EUDC on Education as ratified in its Political Program - Feb 2015
Education is one badly hit under the PFDJ regime to the extent that we lost the one and only university in our country. All other colleges opened under the PFDJ where tailored to satisfy the oppressing machinery of the regime. There is no situation that encourages our students to go for higher or further education. In fact there was time when students were intentionally failed so that they do not go to the so called “National Service”.
Students who were deprived to fulfill their dreams in their beloved country are now joining universities in the Sudan, Ethiopia and far away across the globe. Lack of qualified teachers added with the fact that they cannot plan for their future have resulted in a very weak educational standard. The fact that the Ethiopian universities entrance exam lowered specifically for Eritreans shows how the standard of education has deteriorated in the country.
EUDC believes that first and foremost it has to be constitutionalized that citizens, without the interference of the government are the decision makers of their own destiny and their future. It is only then that we can raise citizens’ self-esteem and it is only then that we can start a real capacity building. At the moment our young people are fleeing the country in their droves. We can only reverse the push and pull factor by paving a bright future and demonstrating that staying in the country would be more rewarding that longing an alien country.

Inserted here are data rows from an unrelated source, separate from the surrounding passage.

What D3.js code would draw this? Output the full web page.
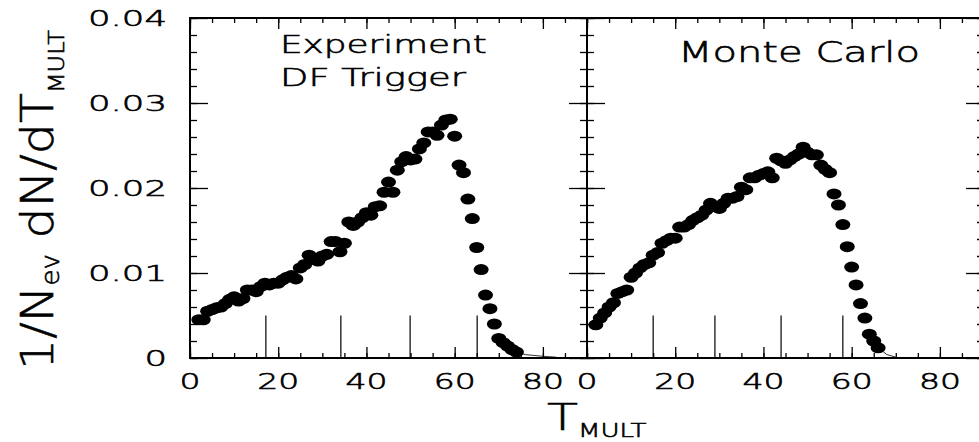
<!DOCTYPE html>
<html>
<head>
<meta charset="utf-8">
<script src="https://cdn.jsdelivr.net/npm/d3@7"></script>
<style>
  body { margin: 0; background: #fff; }
  text { font-family: "DejaVu Sans", sans-serif; font-weight: 200; fill: #000; stroke: #000; stroke-width: 0.6px; }
</style>
</head>
<body>
<div id="chart"></div>
<script>
// Experiment (DF trigger) distribution
var expX = [2,3,4,5,6,7,8,9,10,11,12,13,14,15,16,17,18,19,20,21,22,23,24,25,26,27,28,29,30,31,32,33,34,35,36,37,38,39,40,41,42,43,44,45,46,47,48,49,50,51,52,53,54,55,56,57,58,59,60,61,62,63,64,65,66,67,68,69,70,71,72,73,74];
var expY = [0.0045,0.0045,0.0055,0.0057,0.0059,0.0060,0.0064,0.0069,0.0072,0.0067,0.0070,0.0080,0.0080,0.0078,0.0084,0.0088,0.0086,0.0088,0.0088,0.0092,0.0095,0.0097,0.0093,0.0106,0.0110,0.0121,0.0116,0.0114,0.0120,0.0122,0.0137,0.0137,0.0125,0.0135,0.0160,0.0156,0.0160,0.0165,0.0171,0.0168,0.0178,0.0179,0.0195,0.0207,0.0195,0.0221,0.0231,0.0237,0.0233,0.0234,0.0246,0.0253,0.0266,0.0266,0.0262,0.0274,0.0280,0.0281,0.0261,0.0227,0.0218,0.0187,0.0164,0.0130,0.0104,0.0074,0.0058,0.0040,0.0023,0.0018,0.0014,0.0010,0.0007];
var expTailX = [74,76,78,80,83];
var expTailY = [0.0007,0.0004,0.0003,0.0002,0.0001];
var expMarks = [17.2,34.2,49.9,65.1];

// Monte Carlo distribution
var mcX = [2,3,4,5,6,7,8,9,10,11,12,13,14,15,16,17,18,19,20,21,22,23,24,25,26,27,28,29,30,31,32,33,34,35,36,37,38,39,40,41,42,43,44,45,46,47,48,49,50,51,52,53,54,55,56,57,58,59,60,61,62,63,64,65,66];
var mcY = [0.0039,0.0047,0.0053,0.0060,0.0065,0.0076,0.0078,0.0080,0.0095,0.0100,0.0106,0.0110,0.0112,0.0121,0.0124,0.0135,0.0138,0.0141,0.0141,0.0154,0.0154,0.0157,0.0162,0.0165,0.0168,0.0174,0.0182,0.0178,0.0176,0.0182,0.0188,0.0188,0.0190,0.0201,0.0198,0.0212,0.0212,0.0215,0.0217,0.0219,0.0212,0.0235,0.0232,0.0229,0.0233,0.0237,0.0240,0.0248,0.0242,0.0239,0.0239,0.0227,0.0222,0.0218,0.0193,0.0180,0.0157,0.0131,0.0107,0.0086,0.0064,0.0047,0.0028,0.0020,0.0012];
var mcTailX = [66,68,70];
var mcTailY = [0.0012,0.0004,0.0001];
var mcMarks = [15.0,29.0,44.0,58.0];

var xTicks = [0,20,40,60,80];
var yTicks = [0,0.01,0.02,0.03,0.04];
var yTickLabels = ["0","0.01","0.02","0.03","0.04"];

var svg = d3.select("#chart").append("svg").attr("width", 979).attr("height", 442);

var plotTop = 18, plotBottom = 358;
var y = d3.scaleLinear().domain([0, 0.04]).range([plotBottom, plotTop]);

// horizontal factor that makes a text as wide as in the original
function stretch(t, w) {
  var bw = t.node().getBBox().width;
  return w / bw;
}

function panel(x0, x1, xs, ys, tailX, tailY, marks, label, showY) {
  var x = d3.scaleLinear().domain([0, 90]).range([x0, x1]);
  var g = svg.append("g");

  // tall markers from the bottom
  g.selectAll(".mark").data(marks).enter().append("line")
    .attr("x1", function (d) { return x(d); }).attr("x2", function (d) { return x(d); })
    .attr("y1", y(0)).attr("y2", y(0.005))
    .attr("stroke", "#000").attr("stroke-width", 1.2);

  // ticks, all pointing inwards
  var minorX = d3.range(0, 91, 5), minorY = d3.range(0, 0.0401, 0.002);
  g.append("g").attr("transform", "translate(0," + plotBottom + ")")
    .call(d3.axisBottom(x).tickValues(minorX).tickSize(-5).tickFormat(""));
  g.append("g").attr("transform", "translate(0," + plotBottom + ")")
    .call(d3.axisBottom(x).tickValues(xTicks).tickSize(-11).tickFormat(""));
  g.append("g").attr("transform", "translate(0," + plotTop + ")")
    .call(d3.axisTop(x).tickValues(minorX).tickSize(-5).tickFormat(""));
  g.append("g").attr("transform", "translate(0," + plotTop + ")")
    .call(d3.axisTop(x).tickValues(xTicks).tickSize(-11).tickFormat(""));
  g.append("g").attr("transform", "translate(" + x0 + ",0)")
    .call(d3.axisLeft(y).tickValues(minorY).tickSize(-7).tickFormat(""));
  g.append("g").attr("transform", "translate(" + x0 + ",0)")
    .call(d3.axisLeft(y).tickValues(yTicks).tickSize(-18).tickFormat(""));
  g.append("g").attr("transform", "translate(" + x1 + ",0)")
    .call(d3.axisRight(y).tickValues(minorY).tickSize(-7).tickFormat(""));
  g.append("g").attr("transform", "translate(" + x1 + ",0)")
    .call(d3.axisRight(y).tickValues(yTicks).tickSize(-18).tickFormat(""));
  g.selectAll(".domain").remove();
  g.selectAll(".tick line").attr("stroke", "#000").attr("stroke-width", 1.3);

  // frame
  g.append("rect").attr("x", x0).attr("y", plotTop).attr("width", x1 - x0).attr("height", plotBottom - plotTop)
    .attr("fill", "none").attr("stroke", "#000").attr("stroke-width", 2);

  // tail line
  g.append("path")
    .datum(d3.zip(tailX, tailY))
    .attr("d", d3.line().x(function (d) { return x(d[0]); }).y(function (d) { return y(d[1]); }))
    .attr("fill", "none").attr("stroke", "#000").attr("stroke-width", 0.8);

  // points
  g.selectAll(".pt").data(d3.zip(xs, ys)).enter().append("ellipse")
    .attr("cx", function (d) { return x(d[0]); })
    .attr("cy", function (d) { return y(d[1]); })
    .attr("rx", 7.5).attr("ry", 5.5).attr("fill", "#000");

  // x tick labels
  xTicks.forEach(function (v) {
    svg.append("text").attr("text-anchor", "middle").style("font-size", "22px").text(v)
      .attr("transform", "translate(" + x(v) + ",389) scale(1.5,1)");
  });

  // y tick labels, stretched so "0.04" is as wide as in the original
  if (showY) {
    var probe = svg.append("text").style("font-size", "22px").text("0.04");
    var ky = stretch(probe, 79);
    probe.remove();
    yTicks.forEach(function (v, i) {
      svg.append("text").attr("text-anchor", "end").style("font-size", "22px").text(yTickLabels[i])
        .attr("transform", "translate(167," + (y(v) + 8) + ") scale(" + ky + ",1)");
    });
  }

  // panel labels
  label.forEach(function (l) {
    var t = svg.append("text").style("font-size", l.size + "px").text(l.text);
    var k = stretch(t, l.w);
    t.attr("transform", "translate(" + l.x + "," + l.y + ") scale(" + k + ",1)");
  });
}

panel(190, 587, expX, expY, expTailX, expTailY, expMarks,
  [{ text: "Experiment", x: 280, y: 53, w: 207, size: 25 },
   { text: "DF Trigger", x: 280, y: 86, w: 187, size: 25 }], true);
panel(587, 984, mcX, mcY, mcTailX, mcTailY, mcMarks,
  [{ text: "Monte Carlo", x: 678, y: 62, w: 242, size: 28 }], false);

// y axis title
var yt = svg.append("text").style("font-size", "45px");
yt.append("tspan").text("1/N");
yt.append("tspan").attr("dy", 6).style("font-size", "24px").text("ev");
yt.append("tspan").attr("dy", -6).text(" dN/dT");
yt.append("tspan").attr("dy", 11).style("font-size", "22px").text("MULT");
var kt = stretch(yt, 340);
yt.attr("transform", "translate(53,370) rotate(-90) scale(" + kt + ",1)");

// x axis title
var xt = svg.append("text").style("font-size", "37px");
xt.append("tspan").text("T");
xt.append("tspan").attr("dy", 7).style("font-size", "19px").text("MULT");
var kx = stretch(xt, 100);
xt.attr("transform", "translate(547,430) scale(" + kx + ",1)");
</script>
</body>
</html>
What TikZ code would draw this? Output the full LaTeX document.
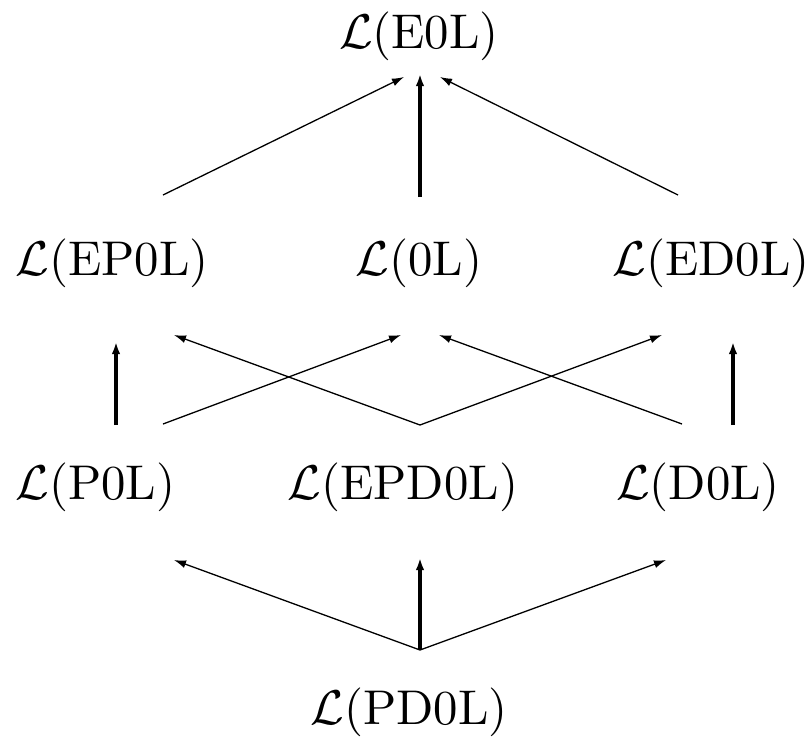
\documentclass[tikz,border=0pt]{standalone}
\usepackage{graphicx}
\usetikzlibrary{arrows.meta}
\newcommand{\bigtxt}[1]{\scalebox{4.88}{#1}}
\begin{document}
\begin{tikzpicture}[x=1pt,y=-1pt,
  lbl/.style={inner sep=0pt, anchor=base},
  diag/.style={line width=1.3pt, -{Latex[length=12pt,width=8pt]}},
  vert/.style={line width=3.2pt, -{Latex[length=12pt,width=8.5pt]}}]
\useasboundingbox (0,0) rectangle (812,737);
% labels
\node[lbl] (e0l)   at (419,48)  {\bigtxt{$\mathcal{L}$(E0L)}};
\node[lbl] (ep0l)  at (112,275) {\bigtxt{$\mathcal{L}$(EP0L)}};
\node[lbl] (zl)    at (419,275) {\bigtxt{$\mathcal{L}$(0L)}};
\node[lbl] (ed0l)  at (711,275) {\bigtxt{$\mathcal{L}$(ED0L)}};
\node[lbl] (p0l)   at (95.5,499)  {\bigtxt{$\mathcal{L}$(P0L)}};
\node[lbl] (epd0l) at (403,499) {\bigtxt{$\mathcal{L}$(EPD0L)}};
\node[lbl] (d0l)   at (698,499) {\bigtxt{$\mathcal{L}$(D0L)}};
\node[lbl] (pd0l)  at (409,724) {\bigtxt{$\mathcal{L}$(PD0L)}};
% arrow end points
\coordinate (t1a) at (163,195); \coordinate (t1b) at (404,77);
\coordinate (t2a) at (420,197); \coordinate (t2b) at (420,74);
\coordinate (t3a) at (678,195); \coordinate (t3b) at (440,77);
\coordinate (m1a) at (116,425); \coordinate (m1b) at (116,342);
\coordinate (m2a) at (163,424); \coordinate (m2b) at (401,335);
\coordinate (m3a) at (420,425); \coordinate (m3b) at (174,335);
\coordinate (m4a) at (420,425); \coordinate (m4b) at (662,335);
\coordinate (m5a) at (682,424); \coordinate (m5b) at (439,335);
\coordinate (m6a) at (733,425); \coordinate (m6b) at (733,342);
\coordinate (b1a) at (420,650); \coordinate (b1b) at (174,560);
\coordinate (b2a) at (420,650); \coordinate (b2b) at (420,558);
\coordinate (b3a) at (420,650); \coordinate (b3b) at (666,560);
% connectors
\draw[diag] (t1a) -- (t1b);
\draw[vert] (t2a) -- (t2b);
\draw[diag] (t3a) -- (t3b);
\draw[vert] (m1a) -- (m1b);
\draw[diag] (m2a) -- (m2b);
\draw[diag] (m3a) -- (m3b);
\draw[diag] (m4a) -- (m4b);
\draw[diag] (m5a) -- (m5b);
\draw[vert] (m6a) -- (m6b);
\draw[diag] (b1a) -- (b1b);
\draw[vert] (b2a) -- (b2b);
\draw[diag] (b3a) -- (b3b);
\end{tikzpicture}
\end{document}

The traumatic history of Eritrea is a consequence of the successive foreign occupations that the country was subjected to since its emergence as nation state. Colonialism curved out Eritrea’s political boundaries and thereby contributed most to its diversity, while it thwarted Eritrea’s traditional direction and the ‘natural’ pace of growth.
Formally, Eritrea has nine languages - (in alphabetical order): Afar, Arabic, Bilen, Kunama, Nara, Saho, Tabadawie, Tigre and Tigrinya. There are no credible demographic figures to show the exact number of each, but it is widely believed that Tigrinya is the Lingua-Franca - commercial tongue.
Had Eritrea been monolingual there wouldn’t have been communication problems, be it in business, public administration, education and so on, and subsequently, government policy on languages would have been uncalled for. The first tangible language policy in Eritrea was articulated in the constitution of 1952. In view of the dramatic national and global changes that have taken place during the 63 years to date it may warrant opening the language issue once more. Evidently, the language policy of PFDJ government in Asmara is suffocating both national unity and social harmony in the country.
Our organization strongly believes that it is imperative for the PFDJ dictatorship to be removed and that a democratically elected national parliament is in place for us to acquire a sound language policy. In this respect, we in the EUDC, maintain the idea that the stipulations of the 1952 constitution were more prudent and inclusive than the one ratified in 1997, be it defunct.
Although it is ultimately the task of future proper parliament, we at the EUDC will continue to press for Tigrinya and Arabic to be the official languages of government. We see that all Eritrean languages are equal. Local ethnic or multi-ethnic federal administrations (governments) can decide whether or not to use their respective local language as a working language for their local government dealings.
Researchers of language policy seem to agree that there is a direct correlation between proficiency in the dominant language and the enhancement of the social status and political power of the speakers of that language. As it happens, while in theory all the nine Eritrean languages are equal in status, in reality, PFDJ for its own sinister reasons happen to suppress the Arabic language which has never been for the interests of the Tigrigna people. if we take for example the Sawa Military Training Camp, (to which everyone between 18 and 40 years Eritrean must go) provides its training almost exclusively in Tigrinya – and so does the “Serving the Truth” mouth piece of the regime with a little bit of cosmetic changes.
Considering Eritrea’s meagre resources, it is vital that the debate on language policy be conducted in honest and transparent manners by allowing as many citizens as possible to take part directly, through the mass media and most importantly in the Eritrean parliament.
At this juncture it is important to stress that Eritrea is multilingual and government policies will be indispensable. Language is indeed linked (to various degrees) to citizens’ rights, identity and political clout or influence. My organization fully believes that sound language policy debate must start among us.
Eritrean Unity for Democratic Change believes that the PFDJ education and language policy has to be scrapped all-together and a new progressive and inspiring policy need to be designed. Education, religion and language each must have independent policy not that one dependent of the other.
According to our political program all primary schools will be mandatory and all high school education will be free to all nationals. Higher and further education will be provided each according to the government’s financial and human resources capability. All education curriculums should be tailored in a way that serves the current and future socio-economic and political demand and necessity of the nation. Both Tigrigna and Arabic will of official working languages not only on paper but in all official dealings.